You can’t walk for two minutes here without seeing some kind of historical building or massive structure (i.e., La Sagrada Familia) towering over you.  Everything from the tiles at your feet to the sculptures and fountains that rise from the ground are steeped in history, and it’s part of what makes this city seem so unreal.  We heard a story about a fountain somewhere in the city where, if you drink the water, you will someday return to Barcelona — so far we’ve found something like ten fountains, and had water from each, so hopefully one of them was the right one and none of them were from the sewer or something.

4. Patatas Bravas


Words cannot describe patatas bravas (potatoes with a uniquely spicy dressing).  I will simply include a picture and hope our readers can grasp what a culinary miracle it is that such an exquisitely delicious dish was ever created.

5. Street Art

"All You Knit Is Love" storefront window

I’ve never seen a city with more graffiti, murals and other forms of art on the streets. It adds so much color and life to an already vibrant place, and it seems to be much more accepted here than it would be back in the states. Entire buildings or shop doors will just be covered in extravagantly painted trees or landscapes or people. I think it’s amazing.

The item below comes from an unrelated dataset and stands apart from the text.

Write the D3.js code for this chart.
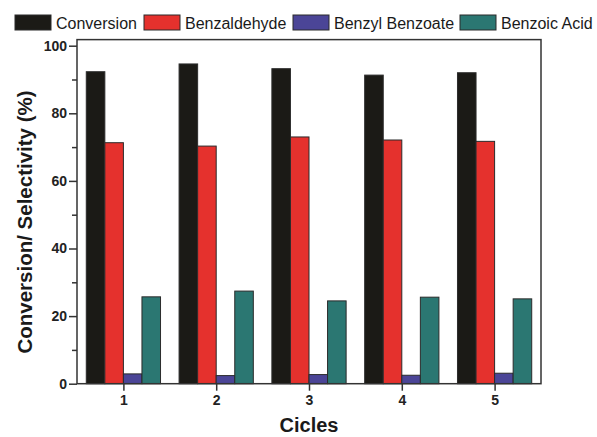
<!DOCTYPE html>
<html><head><meta charset="utf-8">
<script src="https://cdn.jsdelivr.net/npm/d3@7/dist/d3.min.js"></script>
<style>body{margin:0;background:#fff}svg{display:block}text{font-family:"Liberation Sans",Arial,sans-serif}</style>
</head><body>
<svg id="c" width="597" height="437"></svg>
<script>
const cycles = ["1","2","3","4","5"];
const seriesNames = ["Conversion","Benzaldehyde","Benzyl Benzoate","Benzoic Acid"];
const conversion = [92.3, 94.6, 93.2, 91.3, 92.0];
const benzaldehyde = [71.3, 70.3, 73.0, 72.1, 71.7];
const benzylBenzoate = [2.9, 2.4, 2.7, 2.5, 3.1];
const benzoicAcid = [25.7, 27.4, 24.5, 25.6, 25.1];
const yTicks = [0,20,40,60,80,100];
const yMinorTicks = [10,30,50,70,90];
const colors = ["#1b1a16","#e5312d","#4b4597","#2b7772"];
const seriesValues = [conversion, benzaldehyde, benzylBenzoate, benzoicAcid];
const yMax = 101.8;

const svg = d3.select("#c");
const L = 77, R = 541;
const x0 = d3.scaleBand().domain(cycles).range([L, R]).paddingInner(0.2).paddingOuter(0.1);
const x1 = d3.scaleBand().domain(seriesNames).range([0, x0.bandwidth()]);
const y = d3.scaleLinear().domain([0, 100]).range([383.7, 45.7]);

// bars
const g = svg.append("g");
cycles.forEach((c, i) => {
  seriesNames.forEach((s, j) => {
    const v = seriesValues[j][i];
    g.append("rect")
      .attr("x", x0(c) + x1(s))
      .attr("y", y(v))
      .attr("width", x1.bandwidth())
      .attr("height", y(0) - y(v))
      .attr("fill", colors[j])
      .attr("stroke", "#2b2b2b")
      .attr("stroke-width", 1);
  });
});

// frame
svg.append("rect").attr("x", L).attr("y", y(yMax)).attr("width", R - L).attr("height", y(0) - y(yMax))
  .attr("fill", "none").attr("stroke", "#333").attr("stroke-width", 1.5);

// y axis
const yAxis = d3.axisLeft(y).tickValues(yTicks).tickSize(8).tickPadding(2).tickFormat(d3.format("d"));
const ya = svg.append("g").attr("transform", `translate(${L},0)`).call(yAxis);
ya.select(".domain").remove();
ya.selectAll("line").attr("stroke", "#333").attr("stroke-width", 1.5);
ya.selectAll("text").attr("font-size", 14).attr("font-weight", "bold").attr("fill", "#222")
  .attr("font-family", "Liberation Sans, Arial, sans-serif");
const yMinor = d3.axisLeft(y).tickValues(yMinorTicks).tickSize(5).tickFormat("");
const ym = svg.append("g").attr("transform", `translate(${L},0)`).call(yMinor);
ym.select(".domain").remove();
ym.selectAll("line").attr("stroke", "#333").attr("stroke-width", 1.5);

// x axis
const xScaleCenter = c => x0(c) + x0.bandwidth() / 2;
const xAxis = d3.axisBottom(d3.scalePoint().domain(cycles).range([xScaleCenter(cycles[0]), xScaleCenter(cycles[cycles.length-1])]))
  .tickSize(7).tickPadding(4);
const xa = svg.append("g").attr("transform", `translate(0,${y(0)})`).call(xAxis);
xa.select(".domain").remove();
xa.selectAll("line").attr("stroke", "#333").attr("stroke-width", 1.5);
xa.selectAll("text").attr("font-size", 14).attr("font-weight", "bold").attr("fill", "#222")
  .attr("font-family", "Liberation Sans, Arial, sans-serif");

// axis titles
svg.append("text").attr("x", (L + R) / 2).attr("y", 432).attr("text-anchor", "middle")
  .attr("font-size", 20).attr("font-weight", "bold").attr("fill", "#1a1a1a").text("Cicles");
svg.append("text").attr("transform", `translate(32,222) rotate(-90)`).attr("text-anchor", "middle")
  .attr("font-size", 20.5).attr("font-weight", "bold").attr("fill", "#1a1a1a").text("Conversion/ Selectivity (%)");

// legend
const legendX = [15, 144, 293, 460];
seriesNames.forEach((s, j) => {
  const lg = svg.append("g").attr("transform", `translate(${legendX[j]},15)`);
  lg.append("rect").attr("width", 36).attr("height", 15).attr("fill", colors[j]).attr("stroke", "#2b2b2b").attr("stroke-width", 1);
  lg.append("text").attr("x", 41).attr("y", 13.5).attr("font-size", 16).attr("fill", "#1a1a1a").text(s);
});
</script>
</body></html>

6. Adam and John’s Blue and Red Authentic Professional Lionel Messi Number 10 Barcelona Futbol Jerseys

Dancing in the moonlight

I think they speak for themselves.

7. The Dream Worlds of Dali and Gaudi

Parc Guell - A Real-Life Wonderland

Visiting Dali’s museum in Figueres and Gaudi’s creations in Barcelona, such as La Sagrada Familia and Parc Guell, was like being in a real-life Wonderland. Walking up the steps at Parc Guell was the moment when I truly realized that I was in a completely different culture — it was like nothing I have ever seen before, and I’ll probably never see anything like it again. These are experiences I would never trade for anything and I think they’ll have a great impact on me as a designer too!

8. The Language Barrier

The street signs are all on the sides of buildings!

I took Spanish for multiple years back in high school, but I can honestly say that I’ve learned more since I’ve been here than I ever did back then. It’s incredibly gratifying to be able to order food or chat to a store owner entirely in another language (or so I’ve heard — that’s my ultimate goal). I also enjoy the overall shift in our group from exclusively English to a sort of English-Spanish hybrid language (Hola, lo sienta, I’m late, I was eating my jamon boccodilla in my room) and I look forward to us all becoming fluent in the next few days.

9. The Metro System

An inside look at the Metro

Any account of Barcelona would be incomplete without the Metro.  We take it everywhere — it’s the easiest transportation in the world.  We wish they had something like this back in East Lansing!  Also, there are escalators everywhere, and no one can not have at least a little fun every time they ride one of those.

10. Cheryl Pell

Cheryl and Abbey on the bus tour

Okay, so Cheryl isn’t technically a part of Barcelona, but I think I speak for everyone when I say that a trip like this simply would not be the same without her.  I know that many of us would not even be here if we hadn’t taken her class at MSU and promptly changed our majors/lives to follow the design path. Even though it took her awhile to accept my Facebook friend request, I am glad that Cheryl is here and I can’t think of anyone else I would want to lead this expedition!

Well, that just about puts Barcelona in a nutshell*.  I hope it’s given you a taste of what it’s like for us, and I’m looking forward to another week here!


*And by that I mean that really I could fill an entire novel with the things we have packed into a single week in this city.